Read the wikipedia entries on the topics optimization and linear programming.
If you know that your solution is a line then you need to find out the exact conditions of the line where the 0\leq x,y,z <100 are all satisfied simultaneously. Assuming you can obtain x(z) and y(z), you can then think about plotting x and y on the same plot vs. z. Now chop off the sides that don't satisfy the constraint equation you have for 0<=z<100. Then cut the lines x and y into line segments where the values of x and y lie between 0 and 100. Examine if there are any portions of the line segments that lie with in the truncated z region on the plot simultaneously.
A different way of saying the same thing as above: Take your x(z), and y(z) regions and find values of z for which x(z) is lesser than 100 and greater than 0. You get two values of z here which indicate the set of values of z for which x satisfies the given constraint. Next repeat the same for y(z), you again get 2 values of z denoting another set of values z can take to satisfy the constrain on y. Now find the intersection of these two sets and the third set $z \in [0,100)$. If the intersection is a null set, well, you don't have any solutions to the system. Otherwise, you should have several values of z to choose from which should satisfy all the equations you are given. The final regions depend on each value of a,b,m_i, n_i that you select out of your 'literally 100s of systems of equations'.

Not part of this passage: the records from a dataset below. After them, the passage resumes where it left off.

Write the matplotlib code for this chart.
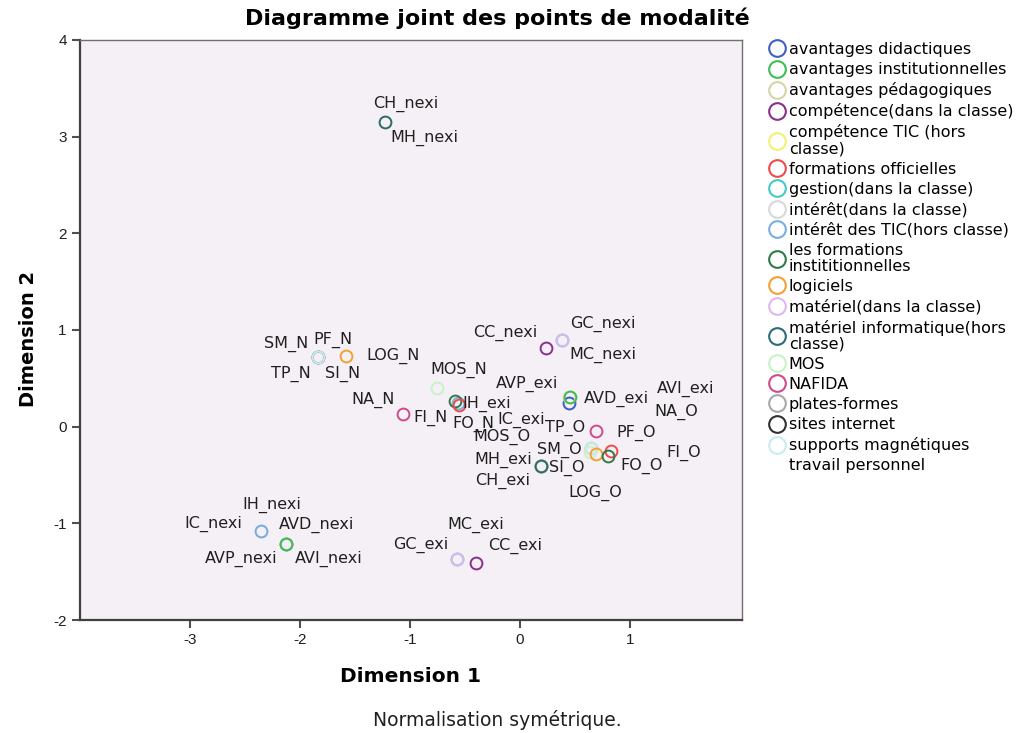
import matplotlib
matplotlib.use("Agg")
import matplotlib.pyplot as plt
from matplotlib.lines import Line2D

plt.rcParams['font.family'] = ['DejaVu Sans']
plt.rcParams['axes.unicode_minus'] = False

# Legend categories (variables) and colours
categories = [
    "avantages didactiques", "avantages institutionnelles", "avantages pédagogiques",
    "compétence(dans la classe)", "compétence TIC (hors\nclasse)", "formations officielles",
    "gestion(dans la classe)", "intérêt(dans la classe)", "intérêt des TIC(hors classe)",
    "les formations\ninstititionnelles", "logiciels", "matériel(dans la classe)",
    "matériel informatique(hors\nclasse)", "MOS", "NAFIDA", "plates-formes",
    "sites internet", "supports magnétiques", "travail personnel",
]
prefixes = ["AVD", "AVI", "AVP", "CC", "CH", "FO", "GC", "IC", "IH", "FI", "LOG",
            "MC", "MH", "MOS", "NA", "PF", "SI", "SM", "TP"]
colors = ['#3f5fc8', '#3dbe55', '#d8d3a8', '#8a2f8c', '#f4f070', '#f04a4a',
          '#45c8c8', '#d8d8d8', '#78aee2', '#2e7a4a', '#f5a030', '#dcb8f0',
          '#2a6a7a', '#c8f2c8', '#d04a8a', '#a8a8a8', '#303030', '#c8ecf0', 'none']

# Modality points (drawn in this order)
names = ["SI_N", "SI_O", "TP_N", "TP_O", "CH_nexi", "MH_nexi", "CC_nexi", "GC_nexi",
         "MC_nexi", "PF_N", "SM_N", "LOG_N", "MOS_N", "NA_N", "IH_exi", "FI_N",
         "FO_N", "IC_exi", "AVD_exi", "AVP_exi", "AVI_exi", "NA_O", "PF_O", "SM_O",
         "MOS_O", "LOG_O", "FO_O", "FI_O", "CH_exi", "MH_exi", "IC_nexi", "IH_nexi",
         "AVD_nexi", "AVP_nexi", "AVI_nexi", "GC_exi", "MC_exi", "CC_exi"]
dim1 = [-1.84, 0.19, -1.84, 0.65, -1.23, -1.23, 0.24, 0.38,
        0.38, -1.84, -1.84, -1.58, -0.75, -1.06, -0.56, -0.59,
        -0.55, 0.45, 0.45, 0.45, 0.46, 0.69, 0.65, 0.65,
        0.64, 0.69, 0.83, 0.80, 0.19, 0.19, -2.35, -2.35,
        -2.13, -2.13, -2.13, -0.57, -0.57, -0.40]
dim2 = [0.72, -0.41, 0.72, -0.22, 3.15, 3.15, 0.81, 0.90,
        0.90, 0.72, 0.72, 0.73, 0.40, 0.13, 0.24, 0.27,
        0.22, 0.24, 0.24, 0.31, 0.31, -0.04, -0.22, -0.22,
        -0.26, -0.28, -0.25, -0.30, -0.41, -0.41, -1.08, -1.08,
        -1.21, -1.21, -1.21, -1.37, -1.37, -1.41]
# label offsets in pixels relative to the point (dx right, dy up)
label_dx = [25, 26, -27, -26, 21, 40, -41, 41,
            41, 15, -31, 47, 21, -30, 28, -24,
            14, -48, 47, -42, 115, 81, 45, -32,
            -88, 0, 30, 76, -38, -38, -48, 10,
            31, -44, 43, -36, 19, 39]
label_dy = [-17, -2, -17, 20, 18, -16, 15, 16,
            -15, 17, 13, 0, 18, 14, 0, -17,
            -18, -16, 5, 13, 8, 19, 15, -2,
            15, -39, -15, 3, -15, 6, 7, 26,
            19, -15, -15, 14, 34, 17]

fig = plt.figure(figsize=(10.33, 7.33), dpi=100)
ax = fig.add_axes([80 / 1033, 1 - 620 / 733, 662 / 1033, 580 / 733])
ax.set_facecolor('#f5f0f5')
ax.set_xlim(-4, 2.02)
ax.set_ylim(-2, 4)
ax.set_xticks([-3, -2, -1, 0, 1])
ax.set_yticks([-2, -1, 0, 1, 2, 3, 4])
ax.tick_params(direction='out', length=6, width=1.5, color='#505050',
               labelsize=11, labelcolor='#202020')
for lbl in ax.get_xticklabels() + ax.get_yticklabels():
    lbl.set_family('Liberation Sans')
for s in ['left', 'bottom']:
    ax.spines[s].set_color('#404040')
    ax.spines[s].set_linewidth(1.6)
for s in ['top', 'right']:
    ax.spines[s].set_color('#707070')
    ax.spines[s].set_linewidth(1.0)

for n, x, y, dx, dy in zip(names, dim1, dim2, label_dx, label_dy):
    c = colors[prefixes.index(n.split('_')[0])]
    ax.plot([x], [y], marker='o', ls='none', mfc='none', mec=c, ms=8.5, mew=1.4)
    ax.annotate(n, (x, y), xytext=(dx, dy), textcoords='offset pixels',
                ha='center', va='center', fontsize=11.5, color='#202020')

handles = [Line2D([], [], marker='o', ls='none', mfc='none', mec=c, ms=12, mew=1.5)
           for c in colors]
leg = fig.legend(handles, categories, loc='upper left',
                 bbox_to_anchor=(768 / 1033, 1 - 42 / 733), frameon=False,
                 fontsize=11.5, handletextpad=0.2, handlelength=1.1, labelspacing=0.32,
                 borderaxespad=0, borderpad=0)
for t in leg.get_texts():
    t.set_linespacing(1.08)

fig.text(497 / 1033, 1 - 18 / 733, "Diagramme joint des points de modalité",
         ha='center', va='center', fontsize=16, fontweight='bold')
fig.text(411 / 1033, 1 - 676 / 733, "Dimension 1", ha='center', va='center',
         fontsize=14.5, fontweight='bold')
fig.text(28 / 1033, 1 - 339 / 733, "Dimension 2", ha='center', va='center',
         fontsize=14, fontweight='bold', rotation=90)
fig.text(497 / 1033, 1 - 720 / 733, "Normalisation symétrique.", ha='center',
         va='center', fontsize=13.5, color='#202020')

fig.savefig("out.png", dpi=100)
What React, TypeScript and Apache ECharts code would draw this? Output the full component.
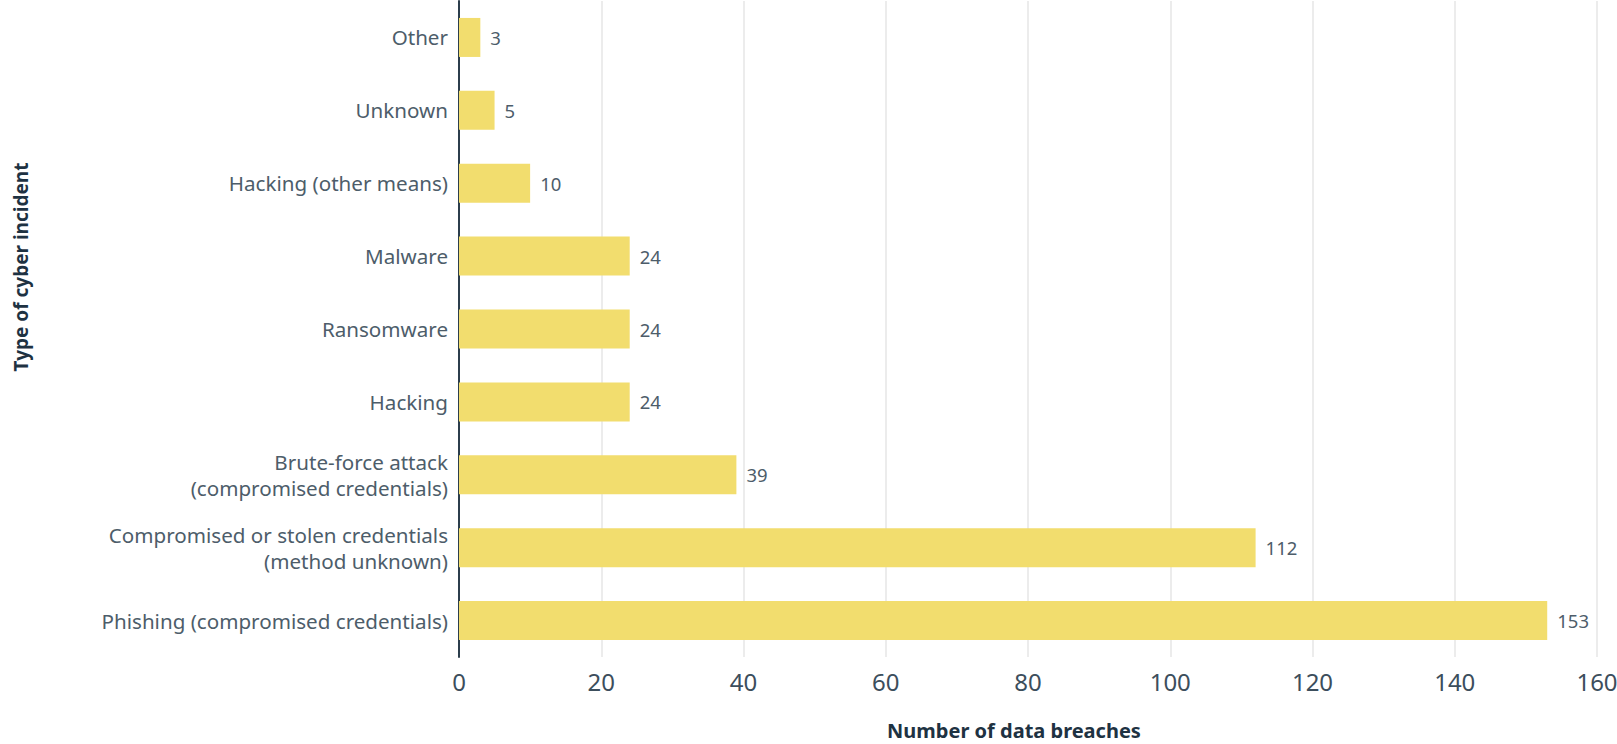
import React, { useEffect, useRef } from "react";
import * as echarts from "echarts";

const categories = [
  "Other",
  "Unknown",
  "Hacking (other means)",
  "Malware",
  "Ransomware",
  "Hacking",
  "Brute-force attack\n(compromised credentials)",
  "Compromised or stolen credentials\n(method unknown)",
  "Phishing (compromised credentials)",
];
const values = [3, 5, 10, 24, 24, 24, 39, 112, 153];
const xTitle = "Number of data breaches";
const yTitle = "Type of cyber incident";

const FONT = "'Noto Sans', 'Open Sans', sans-serif";
const TEXT = "#4d5d6a";
const DARK = "#1e3242";

export default function App() {
  const ref = useRef<HTMLDivElement>(null);
  useEffect(() => {
    document.body.style.margin = "0";
    const chart = echarts.init(ref.current!, null, { renderer: "svg" });
    chart.setOption({
      animation: false,
      backgroundColor: "#ffffff",
      textStyle: { fontFamily: FONT },
      grid: { left: 459, right: 20, top: 1, bottom: 87, outerBoundsMode: "none" },
      xAxis: {
        type: "value",
        min: 0,
        max: 160,
        interval: 20,
        axisLine: { show: false },
        axisTick: { show: false },
        splitLine: { show: true, lineStyle: { color: "#e6e6e6", width: 1.5 } },
        axisLabel: { fontSize: 24, color: "#3c4e5c", margin: 12, fontFamily: FONT },
      },
      yAxis: {
        type: "category",
        data: categories,
        inverse: true,
        axisLine: { show: true, lineStyle: { color: "#2c3e4c", width: 2 } },
        axisTick: { show: false },
        axisLabel: { fontSize: 20.6, lineHeight: 26, color: TEXT, margin: 11, fontFamily: FONT },
      },
      series: [
        {
          type: "bar",
          data: values,
          barWidth: 39,
          itemStyle: { color: "#f2dd6e" },
          label: {
            show: true,
            position: "right",
            distance: 10,
            fontSize: 18.5,
            color: TEXT,
            fontFamily: FONT,
          },
        },
      ],
      graphic: [
        {
          type: "text",
          x: 1014,
          y: 730,
          style: {
            text: xTitle,
            fontSize: 20,
            fontWeight: "bold",
            fill: DARK,
            align: "center",
            verticalAlign: "middle",
            fontFamily: FONT,
          },
        },
        {
          type: "text",
          x: 21,
          y: 267,
          rotation: Math.PI / 2,
          style: {
            text: yTitle,
            fontSize: 19,
            fontWeight: "bold",
            fill: DARK,
            align: "center",
            verticalAlign: "middle",
            fontFamily: FONT,
          },
        },
      ],
    });
    return () => chart.dispose();
  }, []);
  return (
    <div
      ref={ref}
      style={{ position: "fixed", left: 0, top: 0, width: 1617, height: 744 }}
    />
  );
}
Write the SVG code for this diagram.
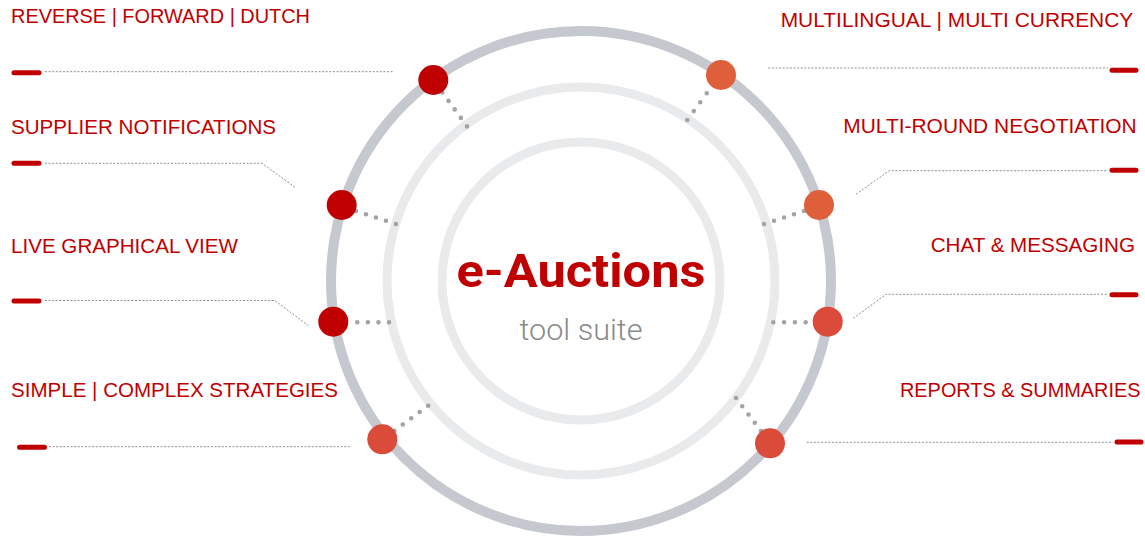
<svg xmlns="http://www.w3.org/2000/svg" width="1145" height="540" viewBox="0 0 1145 540">
  <style>
    .ring-outer { fill: none; stroke: #c5c8cf; stroke-width: 10; }
    .ring-inner { fill: none; stroke: #e9eaec; stroke-width: 9; }
    .lbl { font-family: "Liberation Sans", Arial, sans-serif; font-size: 21px; fill: #c00000; }
    .dots { fill: none; stroke: #a3a3a3; stroke-width: 4.6; stroke-linecap: round; stroke-dasharray: 0 10.5; }
    .lead { fill: none; stroke: #8f8f8f; stroke-width: 1; stroke-dasharray: 2 1.6; }
    .tick { fill: none; stroke: #c00000; stroke-width: 5; stroke-linecap: round; }
    .n-dark { fill: #c00000; }
    .n-orange { fill: #df5f3a; }
    .n-red { fill: #db4b3a; }
  </style>

  <g id="rings">
    <circle class="ring-outer" cx="581" cy="281" r="250"/>
    <circle class="ring-inner" cx="581" cy="281" r="194"/>
    <circle class="ring-inner" cx="581" cy="281" r="139"/>
  </g>

  <g id="center">
    <text x="581" y="286.5" text-anchor="middle" font-family="Roboto, 'Liberation Sans', sans-serif" font-weight="700" font-size="47" fill="#c00000" textLength="249" lengthAdjust="spacingAndGlyphs">e-Auctions</text>
    <text x="581" y="340" text-anchor="middle" font-family="Roboto, 'Liberation Sans', sans-serif" font-weight="300" font-size="30" fill="#8a8a8a" textLength="123" lengthAdjust="spacingAndGlyphs">tool suite</text>
  </g>

  <g id="connectors">
    <line class="lead" x1="45" y1="71.7" x2="393" y2="71.7"/>
    <line class="tick" x1="14" y1="72.7" x2="39" y2="72.7"/>
    <polyline class="lead" points="45,163.3 262,163.3 295,187.3"/>
    <line class="tick" x1="14" y1="163.3" x2="39" y2="163.3"/>
    <polyline class="lead" points="45,300.5 275,300.5 308.3,325.7"/>
    <line class="tick" x1="14" y1="301" x2="39" y2="301"/>
    <line class="lead" x1="49" y1="446.7" x2="351.7" y2="446.7"/>
    <line class="tick" x1="19.5" y1="447.3" x2="44.5" y2="447.3"/>

    <line class="lead" x1="768.3" y1="68" x2="1108" y2="68"/>
    <line class="tick" x1="1112" y1="70.3" x2="1136" y2="70.3"/>
    <polyline class="lead" points="856,194.3 889.3,170.7 1108,170.7"/>
    <line class="tick" x1="1112" y1="170.2" x2="1136" y2="170.2"/>
    <polyline class="lead" points="853.3,318.3 886,294.3 1108,294.3"/>
    <line class="tick" x1="1112" y1="294.7" x2="1136" y2="294.7"/>
    <line class="lead" x1="806.7" y1="442.3" x2="1113" y2="442.3"/>
    <line class="tick" x1="1117" y1="442" x2="1141" y2="442"/>
  </g>

  <g id="node-reverse-forward-dutch">
    <text class="lbl" x="11" y="23.3" textLength="299" lengthAdjust="spacingAndGlyphs">REVERSE | FORWARD | DUTCH</text>
    <line class="dots" x1="442.4" y1="92.4" x2="467.6" y2="127.2"/>
    <circle class="n-dark" cx="433.3" cy="80" r="15"/>
  </g>

  <g id="node-supplier-notifications">
    <text class="lbl" x="11" y="134" textLength="265" lengthAdjust="spacingAndGlyphs">SUPPLIER NOTIFICATIONS</text>
    <line class="dots" x1="356" y1="211" x2="396.6" y2="224.3"/>
    <circle class="n-dark" cx="341.7" cy="205" r="15"/>
  </g>

  <g id="node-live-graphical-view">
    <text class="lbl" x="11" y="252.5" textLength="227" lengthAdjust="spacingAndGlyphs">LIVE GRAPHICAL VIEW</text>
    <line class="dots" x1="357.3" y1="322.3" x2="390" y2="322.3" style="stroke-dasharray: 0 10.57"/>
    <circle class="n-dark" cx="333.3" cy="321.7" r="15"/>
  </g>

  <g id="node-simple-complex-strategies">
    <text class="lbl" x="11" y="397" textLength="327" lengthAdjust="spacingAndGlyphs">SIMPLE  | COMPLEX STRATEGIES</text>
    <line class="dots" x1="394.3" y1="430.7" x2="429.2" y2="405"/>
    <circle class="n-red" cx="382.3" cy="439.3" r="15"/>
  </g>

  <g id="node-multilingual-multi-currency">
    <text class="lbl" x="780.7" y="26.7" textLength="352.6" lengthAdjust="spacingAndGlyphs">MULTILINGUAL | MULTI CURRENCY</text>
    <line class="dots" x1="713.2" y1="84.4" x2="686.7" y2="120.8" style="stroke-dasharray: 0 11.0"/>
    <circle class="n-orange" cx="721" cy="75" r="15"/>
  </g>

  <g id="node-multi-round-negotiation">
    <text class="lbl" x="843.3" y="132.7" textLength="293.4" lengthAdjust="spacingAndGlyphs">MULTI-ROUND NEGOTIATION</text>
    <line class="dots" x1="804" y1="211" x2="763.4" y2="224.2"/>
    <circle class="n-orange" cx="819" cy="205" r="15"/>
  </g>

  <g id="node-chat-messaging">
    <text class="lbl" x="930.7" y="251.7" textLength="204.3" lengthAdjust="spacingAndGlyphs">CHAT &amp; MESSAGING</text>
    <line class="dots" x1="805.7" y1="322.3" x2="772.5" y2="322.3" style="stroke-dasharray: 0 10.8"/>
    <circle class="n-red" cx="827.7" cy="321.7" r="15"/>
  </g>

  <g id="node-reports-summaries">
    <text class="lbl" x="900" y="397" style="font-size:20px" textLength="240.5" lengthAdjust="spacingAndGlyphs">REPORTS &amp; SUMMARIES</text>
    <line class="dots" x1="761" y1="431" x2="735.7" y2="397.6" style="stroke-dasharray: 0 10.35"/>
    <circle class="n-red" cx="770" cy="443.3" r="15"/>
  </g>
</svg>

There might be more succinct answers, but this process gives you the basic idea of how the linear algebra solution has to be implemented.
Edit: I am assuming that your 100s of equations come from real measured data. If so, then the method will apply almost surely always. However, if you are using a random number generator that generates whole numbers or are simulating a finite element/finite difference type system, you might want to check, or enforce, that the expression m1*n2 - m2*n1 \neq 0, always. This relates to the linear independence of x and y variables. If that expression is zero, then you can think of constructing another strategy using a similar approach. And note that you can have no solution, single solution or many solutions as Mark44 says. Again, if your system comes from measured data, you will usually have many solutions. How you choose which value to use is completely up to you.